Tym razem, w przeciwieństwie do 31 marca (protestował wtedy zaledwie jeden procent sędziów, i to głównie w sądach rejonowych), akcja ma mieć zasięg ogólnopolski. Tym bardziej że o zaprzestanie brania urlopu na żądanie w marcu poprosiła sędziów sama Iustitia. Stowarzyszenie chciało dać rządowi czas na opracowanie satysfakcjonujących środowisko propozycji.
– I nie chodzi tylko o sprawę jednorazowych podwyżek – mówi „Rz” sędzia Waldemar Żurek, rzecznik stowarzyszenia.
Choć w tej sprawie sędziowie pozostaną nieugięci.
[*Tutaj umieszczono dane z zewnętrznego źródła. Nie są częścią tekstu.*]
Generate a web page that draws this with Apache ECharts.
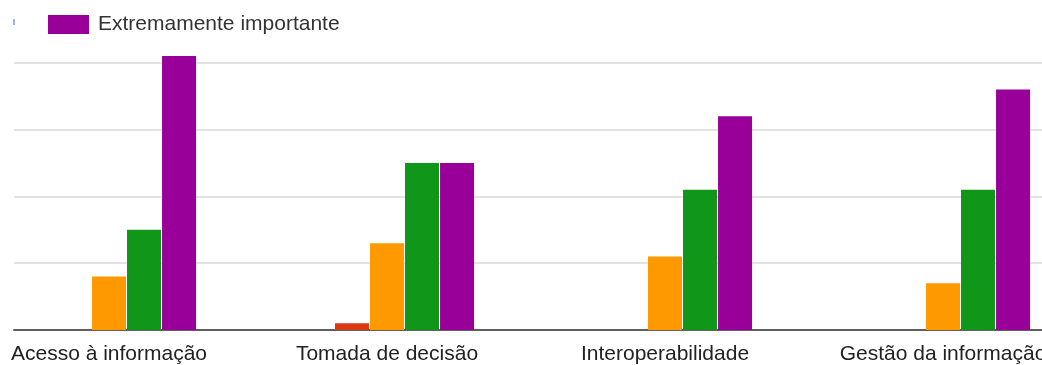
<!DOCTYPE html>
<html>
<head>
<meta charset="utf-8">
<script src="https://cdn.jsdelivr.net/npm/echarts@6/dist/echarts.min.js"></script>
<style>
  html, body { margin: 0; padding: 0; background: #ffffff; }
  #chart { width: 1042px; height: 365px; }
</style>
</head>
<body>
<div id="chart"></div>
<script>
// Categories and response counts per importance level
const categories = ['Acesso à informação', 'Tomada de decisão', 'Interoperabilidade', 'Gestão da informação'];
const nadaImportante = [0, 0, 0, 0];
const poucoImportante = [0, 1, 0, 0];
const moderadamenteImportante = [8, 13, 11, 7];
const muitoImportante = [15, 25, 21, 21];
const extremamenteImportante = [41, 25, 32, 36];

const yMax = 50;
const yStep = 10;

const font = '"Liberation Sans", Arial, sans-serif';

const chart = echarts.init(document.getElementById('chart'), null, { renderer: 'canvas' });

function barSeries(name, data, color) {
  return {
    name: name,
    type: 'bar',
    xAxisIndex: 1,
    yAxisIndex: 1,
    data: data,
    barWidth: 34,
    barGap: '3%',
    itemStyle: { color: color },
    emphasis: { disabled: true },
    animation: false
  };
}

chart.setOption({
  backgroundColor: '#ffffff',
  animation: false,
  legend: {
    data: ['Extremamente importante'],
    left: 43,
    top: 9,
    itemWidth: 41,
    itemHeight: 19,
    icon: 'rect',
    selectedMode: false,
    textStyle: { fontFamily: font, fontSize: 21, color: '#333333', padding: [0, 0, 0, 4] }
  },
  graphic: [
    { type: 'rect', left: 13, top: 19, shape: { width: 2, height: 6 }, style: { fill: '#9db4e4' } }
  ],
  grid: [
    // gridlines and baseline
    { left: 14, right: 0, top: -4, bottom: 35, outerBoundsMode: 'none' },
    // bar groups, wider than the visible area so the last label runs off the edge
    { left: -30, width: 1112, top: -4, bottom: 35, outerBoundsMode: 'none' }
  ],
  xAxis: [
    {
      gridIndex: 0,
      type: 'category',
      data: [''],
      axisLine: { show: true, lineStyle: { color: '#606060', width: 2 } },
      axisTick: { show: false },
      axisLabel: { show: false }
    },
    {
      gridIndex: 1,
      type: 'category',
      data: categories,
      axisLine: { show: false },
      axisTick: { show: false },
      axisLabel: {
        fontFamily: font,
        fontSize: 21,
        color: '#222222',
        margin: 14,
        interval: 0,
        hideOverlap: false
      }
    }
  ],
  yAxis: [
    {
      gridIndex: 0,
      type: 'value',
      min: 0,
      max: yMax,
      interval: yStep,
      axisLine: { show: false },
      axisTick: { show: false },
      axisLabel: { show: false },
      splitLine: { show: true, lineStyle: { color: '#e2e2e2', width: 2 } }
    },
    {
      gridIndex: 1,
      type: 'value',
      min: 0,
      max: yMax,
      interval: yStep,
      show: false,
      splitLine: { show: false }
    }
  ],
  series: [
    barSeries('Nada importante', nadaImportante, '#3366cc'),
    barSeries('Pouco importante', poucoImportante, '#dc3912'),
    barSeries('Moderadamente importante', moderadamenteImportante, '#ff9900'),
    barSeries('Muito importante', muitoImportante, '#109618'),
    barSeries('Extremamente importante', extremamenteImportante, '#990099')
  ]
});
</script>
</body>
</html>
Dziś przyjmują propozycję ministra Zbigniewa Ćwiąkalskiego i godzą się na 25-proc. podwyżkę kwoty bazowej, ale jedynie w najbliższym roku. Tu pojawia się kolejny warunek. Również do połowy maja Ministerstwo Sprawiedliwości ma przedstawić program dalszych prac nad zmianą systemu wynagradzania sędziów. Ma powstać system oderwany od kwoty bazowej, a połączony np. z kondycją gospodarki. Sędziowie mówią, że nie chcą już, by politycy co rok decydowali, ile sędziowie mają zarabiać.
Kolejny sędziowski warunek dotyczy awansu poziomego sędziego. Miał się pojawić w lipcu tego roku. Tymczasem już teraz rząd chce z niego zrezygnować.